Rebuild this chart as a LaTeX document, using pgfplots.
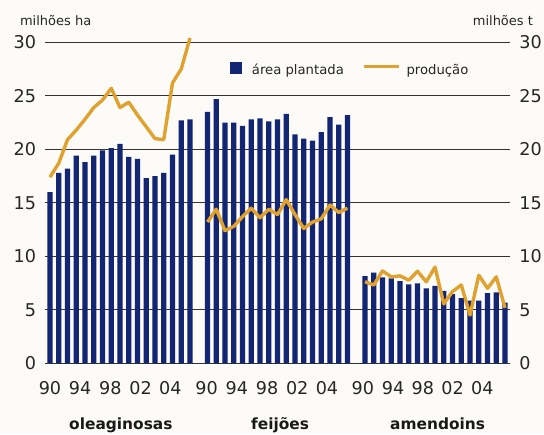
\documentclass[border=0pt]{standalone}
\usepackage{fontspec}
\setmainfont{DejaVu Sans}
\usepackage{pgfplots}
\usepackage{pgfplotstable}
\pgfplotsset{compat=1.18}
\definecolor{navy}{RGB}{19,38,115}
\definecolor{gold}{RGB}{224,161,46}
\definecolor{bg}{RGB}{252,251,247}

\pgfplotstableread{
x area prod
0 16.0 17.4
1 17.8 18.7
2 18.2 20.9
3 19.4 21.8
4 18.8 22.8
5 19.4 23.9
6 19.9 24.6
7 20.1 25.7
8 20.5 23.9
9 19.3 24.4
10 19.1 23.2
11 17.3 22.1
12 17.5 21.0
13 17.8 20.9
14 19.5 26.2
15 22.7 27.5
16 22.8 30.4
}\oleo

\pgfplotstableread{
x area prod
18 23.5 13.2
19 24.7 14.4
20 22.5 12.4
21 22.5 12.8
22 22.2 13.7
23 22.8 14.5
24 22.9 13.6
25 22.6 14.4
26 22.8 13.9
27 23.3 15.3
28 21.4 13.9
29 21.0 12.6
30 20.8 13.2
31 21.6 13.5
32 23.0 14.8
33 22.3 14.1
34 23.2 14.5
}\feij

\pgfplotstableread{
x area prod
36 8.14 7.62
37 8.48 7.32
38 8.02 8.63
39 7.93 8.08
40 7.68 8.17
41 7.38 7.77
42 7.47 8.60
43 7.01 7.62
44 7.23 8.99
45 6.77 5.55
46 6.46 6.71
47 6.10 7.32
48 5.85 4.51
49 5.85 8.23
50 6.55 7.01
51 6.62 8.08
52 5.67 5.18
}\amen

\pgfplotsset{
  common/.style={
    at={(0,0)}, anchor=south west, scale only axis,
    width=232.5pt, height=160.5pt,
    xmin=-0.57, xmax=52.57, ymin=0, ymax=30,
    ytick={0,5,...,30},
    major tick length=0pt,
    /pgf/number format/assume math mode=true,
    tick label style={font=\fontsize{8.8}{10}\selectfont, text=black!85},
  }
}

\begin{document}
\begin{tikzpicture}
\path[fill=bg, use as bounding box] (-22.5pt,-35.35pt) rectangle (249.5pt,181.65pt);
\begin{axis}[
  common,
  clip=false,
  axis line style={draw=none},
  ymajorgrids,
  grid style={black!80, line width=0.5pt},
  yticklabel style={inner sep=0pt, anchor=east, xshift=-4.25pt},
  xtick={0,3.45,6.9,10.35,13.75,17.9,21.35,24.8,28.25,31.65,35.75,39.2,42.6,46,49.4},
  xticklabels={90,94,98,02,04,90,94,98,02,04,90,94,98,02,04},
  xticklabel style={anchor=base, inner sep=0pt, yshift=-15.7pt},
  legend style={at={(0.3978,0.9153)}, anchor=west, draw=none, fill=none,
    inner sep=0pt, outer sep=0pt,
    nodes={inner sep=0pt, font=\fontsize{6.6}{8}\selectfont, text=black!85}},
  legend columns=2,
  legend cell align=left,
]
\addplot[ybar, bar shift=0pt, bar width=0.62, fill=navy, draw=none,
  legend image code/.code={\fill[navy] (0pt,-1.9pt) rectangle (6.2pt,4.3pt);
    \path[draw=none, fill=none] (6.2pt,0pt) -- (11pt,0pt);}]
  table[x=x, y=area]{\oleo};
\addlegendentry{área plantada}
\addplot[gold, line width=1.7pt, line join=round,
  legend image code/.code={\path[draw=none] (0pt,0pt) -- (10pt,0pt);
    \draw[gold, line width=1.7pt] (10pt,2.0pt) -- (27.5pt,2.0pt);
    \path[draw=none] (27.5pt,0pt) -- (31.35pt,0pt);}]
  table[x=x, y=prod]{\oleo};
\addlegendentry{produção}
\addplot[ybar, bar shift=0pt, bar width=0.62, fill=navy, draw=none, forget plot]
  table[x=x, y=area]{\feij};
\addplot[ybar, bar shift=0pt, bar width=0.62, fill=navy, draw=none, forget plot]
  table[x=x, y=area]{\amen};
\addplot[gold, line width=1.7pt, line join=round, forget plot]
  table[x=x, y=prod]{\feij};
\addplot[gold, line width=1.7pt, line join=round, forget plot]
  table[x=x, y=prod]{\amen};
\node[anchor=base, yshift=-33.1pt, font=\bfseries\fontsize{7.7}{9}\selectfont, text=black!90] at (axis cs:8.1,0) {oleaginosas};
\node[anchor=base, yshift=-33.1pt, font=\bfseries\fontsize{7.7}{9}\selectfont, text=black!90] at (axis cs:26.3,0) {feijões};
\node[anchor=base, yshift=-33.1pt, font=\bfseries\fontsize{7.7}{9}\selectfont, text=black!90] at (axis cs:44.3,0) {amendoins};
\end{axis}
\begin{axis}[
  common,
  hide x axis,
  axis y line*=right,
  y axis line style={draw=none},
  yticklabel style={inner sep=0pt, anchor=west, xshift=4.5pt},
]
\addplot[draw=none] coordinates {(0,0)};
\end{axis}
\node[anchor=base west, font=\fontsize{6.5}{8}\selectfont, text=black!85] at (-16pt,169pt) {milhões ha};
\node[anchor=base east, font=\fontsize{6.5}{8}\selectfont, text=black!85] at (247.5pt,169pt) {milhões t};
\end{tikzpicture}
\end{document}
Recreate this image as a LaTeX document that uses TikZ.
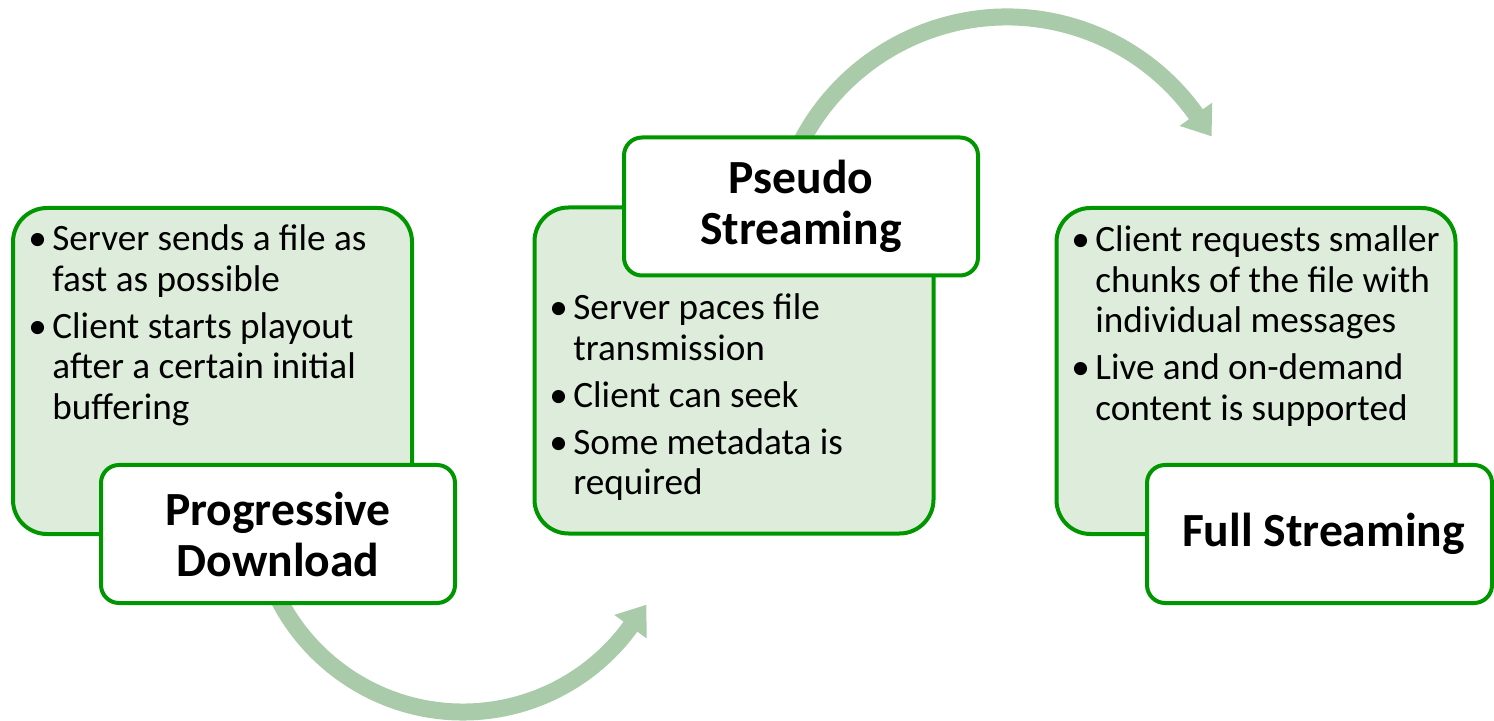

---

What is being asked: Leave out the pictures and transcribe the entries above exactly.

Full solution:
Rebuild this chart as a LaTeX document, using pgfplots.
\documentclass[border=0pt]{standalone}
\usepackage{fontspec}
\setmainfont{DejaVu Sans}
\usepackage{pgfplots}
\usepackage{pgfplotstable}
\pgfplotsset{compat=1.18}
\definecolor{navy}{RGB}{19,38,115}
\definecolor{gold}{RGB}{224,161,46}
\definecolor{bg}{RGB}{252,251,247}

\pgfplotstableread{
x area prod
0 16.0 17.4
1 17.8 18.7
2 18.2 20.9
3 19.4 21.8
4 18.8 22.8
5 19.4 23.9
6 19.9 24.6
7 20.1 25.7
8 20.5 23.9
9 19.3 24.4
10 19.1 23.2
11 17.3 22.1
12 17.5 21.0
13 17.8 20.9
14 19.5 26.2
15 22.7 27.5
16 22.8 30.4
}\oleo

\pgfplotstableread{
x area prod
18 23.5 13.2
19 24.7 14.4
20 22.5 12.4
21 22.5 12.8
22 22.2 13.7
23 22.8 14.5
24 22.9 13.6
25 22.6 14.4
26 22.8 13.9
27 23.3 15.3
28 21.4 13.9
29 21.0 12.6
30 20.8 13.2
31 21.6 13.5
32 23.0 14.8
33 22.3 14.1
34 23.2 14.5
}\feij

\pgfplotstableread{
x area prod
36 8.14 7.62
37 8.48 7.32
38 8.02 8.63
39 7.93 8.08
40 7.68 8.17
41 7.38 7.77
42 7.47 8.60
43 7.01 7.62
44 7.23 8.99
45 6.77 5.55
46 6.46 6.71
47 6.10 7.32
48 5.85 4.51
49 5.85 8.23
50 6.55 7.01
51 6.62 8.08
52 5.67 5.18
}\amen

\pgfplotsset{
  common/.style={
    at={(0,0)}, anchor=south west, scale only axis,
    width=232.5pt, height=160.5pt,
    xmin=-0.57, xmax=52.57, ymin=0, ymax=30,
    ytick={0,5,...,30},
    major tick length=0pt,
    /pgf/number format/assume math mode=true,
    tick label style={font=\fontsize{8.8}{10}\selectfont, text=black!85},
  }
}

\begin{document}
\begin{tikzpicture}
\path[fill=bg, use as bounding box] (-22.5pt,-35.35pt) rectangle (249.5pt,181.65pt);
\begin{axis}[
  common,
  clip=false,
  axis line style={draw=none},
  ymajorgrids,
  grid style={black!80, line width=0.5pt},
  yticklabel style={inner sep=0pt, anchor=east, xshift=-4.25pt},
  xtick={0,3.45,6.9,10.35,13.75,17.9,21.35,24.8,28.25,31.65,35.75,39.2,42.6,46,49.4},
  xticklabels={90,94,98,02,04,90,94,98,02,04,90,94,98,02,04},
  xticklabel style={anchor=base, inner sep=0pt, yshift=-15.7pt},
  legend style={at={(0.3978,0.9153)}, anchor=west, draw=none, fill=none,
    inner sep=0pt, outer sep=0pt,
    nodes={inner sep=0pt, font=\fontsize{6.6}{8}\selectfont, text=black!85}},
  legend columns=2,
  legend cell align=left,
]
\addplot[ybar, bar shift=0pt, bar width=0.62, fill=navy, draw=none,
  legend image code/.code={\fill[navy] (0pt,-1.9pt) rectangle (6.2pt,4.3pt);
    \path[draw=none, fill=none] (6.2pt,0pt) -- (11pt,0pt);}]
  table[x=x, y=area]{\oleo};
\addlegendentry{área plantada}
\addplot[gold, line width=1.7pt, line join=round,
  legend image code/.code={\path[draw=none] (0pt,0pt) -- (10pt,0pt);
    \draw[gold, line width=1.7pt] (10pt,2.0pt) -- (27.5pt,2.0pt);
    \path[draw=none] (27.5pt,0pt) -- (31.35pt,0pt);}]
  table[x=x, y=prod]{\oleo};
\addlegendentry{produção}
\addplot[ybar, bar shift=0pt, bar width=0.62, fill=navy, draw=none, forget plot]
  table[x=x, y=area]{\feij};
\addplot[ybar, bar shift=0pt, bar width=0.62, fill=navy, draw=none, forget plot]
  table[x=x, y=area]{\amen};
\addplot[gold, line width=1.7pt, line join=round, forget plot]
  table[x=x, y=prod]{\feij};
\addplot[gold, line width=1.7pt, line join=round, forget plot]
  table[x=x, y=prod]{\amen};
\node[anchor=base, yshift=-33.1pt, font=\bfseries\fontsize{7.7}{9}\selectfont, text=black!90] at (axis cs:8.1,0) {oleaginosas};
\node[anchor=base, yshift=-33.1pt, font=\bfseries\fontsize{7.7}{9}\selectfont, text=black!90] at (axis cs:26.3,0) {feijões};
\node[anchor=base, yshift=-33.1pt, font=\bfseries\fontsize{7.7}{9}\selectfont, text=black!90] at (axis cs:44.3,0) {amendoins};
\end{axis}
\begin{axis}[
  common,
  hide x axis,
  axis y line*=right,
  y axis line style={draw=none},
  yticklabel style={inner sep=0pt, anchor=west, xshift=4.5pt},
]
\addplot[draw=none] coordinates {(0,0)};
\end{axis}
\node[anchor=base west, font=\fontsize{6.5}{8}\selectfont, text=black!85] at (-16pt,169pt) {milhões ha};
\node[anchor=base east, font=\fontsize{6.5}{8}\selectfont, text=black!85] at (247.5pt,169pt) {milhões t};
\end{tikzpicture}
\end{document}
Recreate this image as a LaTeX document that uses TikZ.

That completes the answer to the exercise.